East hasn’t been entirely absent from online rap chatter. He polished his acting chops on Gabrielle Union’s soapy, smart BET drama Being Mary Jane, and his 1.3 million Instagram followers often speculate on his personal life. Yet, contrary to recent trends, Paranoia eschews melodramatic pop crooning in favor of reflective, nuanced rhymes. And it’s stitched together with the kind of old-school, hilariously unfunny skits that were widely used during hip-hop’s golden era.
“Nobody uses skits at all anymore, so it seems like I use a lot,” he says, adding that they helped shape Paranoia into a fully-fledged album with a conceptual framework, not just an assemblage of demos and would-be singles. “That’s how I grew up on tapes. Biggie tapes, Biggie albums would have skits. The Lox would have skits. Mase would have skits. All the dudes I grew up on in Nineties rap would have skits on their projects, just to make you feel like you were right there with them.”
East launched his rap career after a tumultuous childhood and adolescence as an elite basketball player. While attending high school in Maryland, he excelled in AAU tournaments, where he faced off against future NBA stars like Kevin Durant and Ty Lawson. But after stints at the University of Richmond and Towson University, he “was running around in the streets,” and was eventually imprisoned for six months, where he submitted himself to Islam. “It’s a balance. Nobody’s perfect,” he says. “When I’m out of town, I always try to get some readings or some type of new information to where I’m learning more about Islam, just to become the best Muslim I can become.”
Beginning with his debut mixtape, Change of Plans, East has lyrically documented his life. He spends plenty of time on his ascent from thug to a rap star who trades bars with Rick Ross and Jeezy. But he’s also introspective, particularly on Paranoia’s “Wanna Be Me,” where he admits, “Wish I was closer with my nephew, so much to show my niece/Trying to make way, don’t go shopping, this nigga know he cheap/Trying to learn the music industry the way I know the streets.”

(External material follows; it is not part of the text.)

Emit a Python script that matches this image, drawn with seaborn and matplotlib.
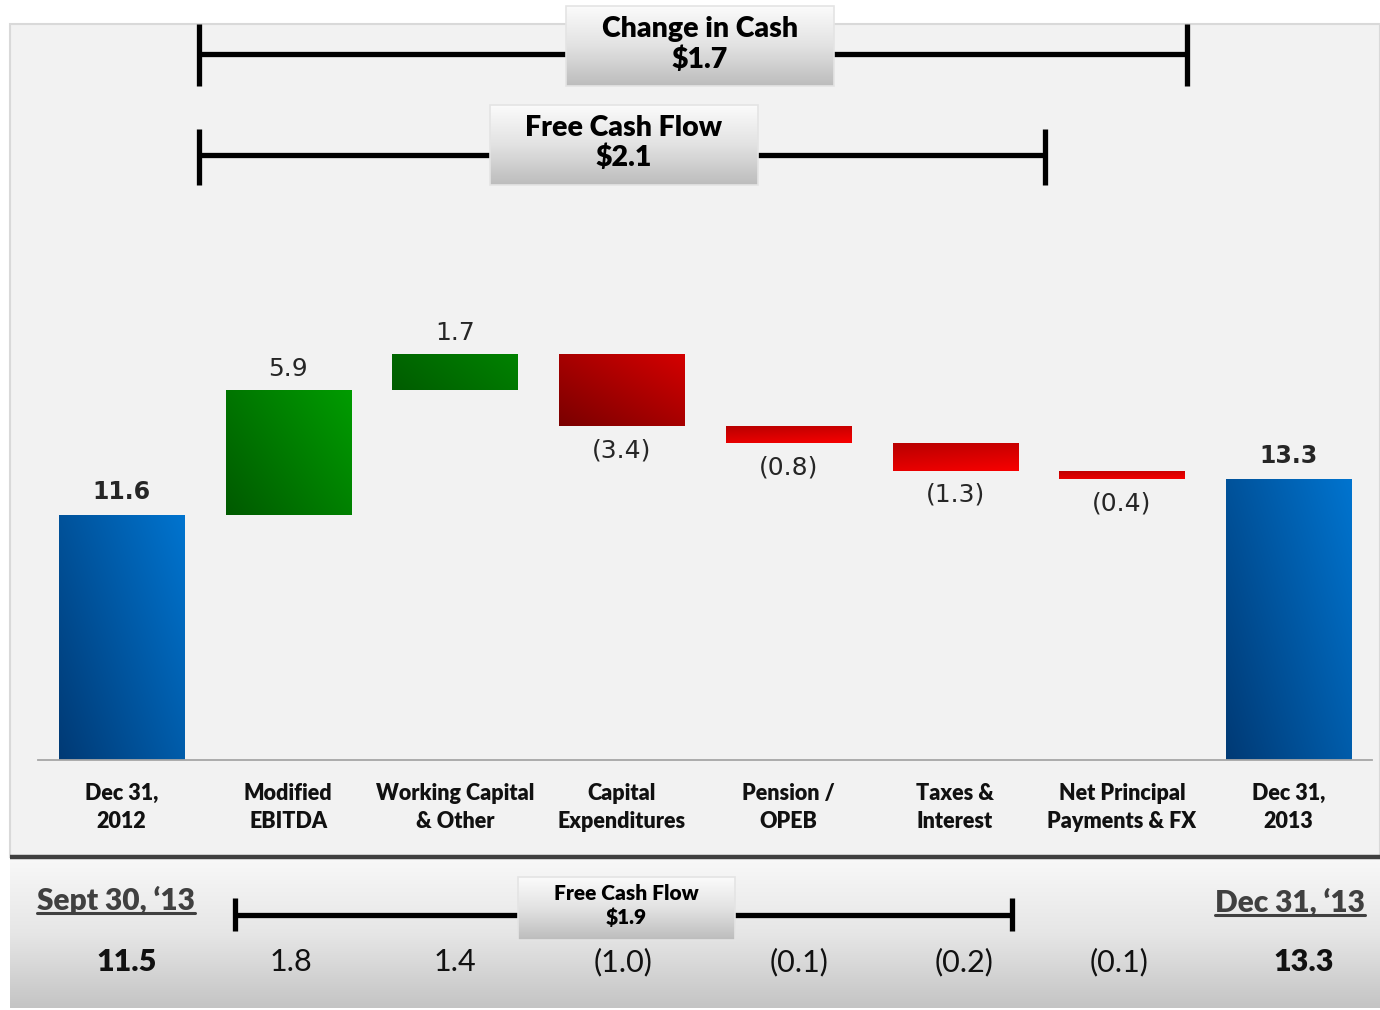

“Growing up in Harlem, growing up in Queens, living in Baltimore, being locked up, going to college, playing ball, trying to sell weed, then trying to rap. I’ve just been through a lot in 29 years, so I got a lot to talk about,” he says. “I always tell people, I never get writer’s block because it’s coming straight from my brain, like, real-life experiences. I’m like the news. I’m just reporting it for myself.”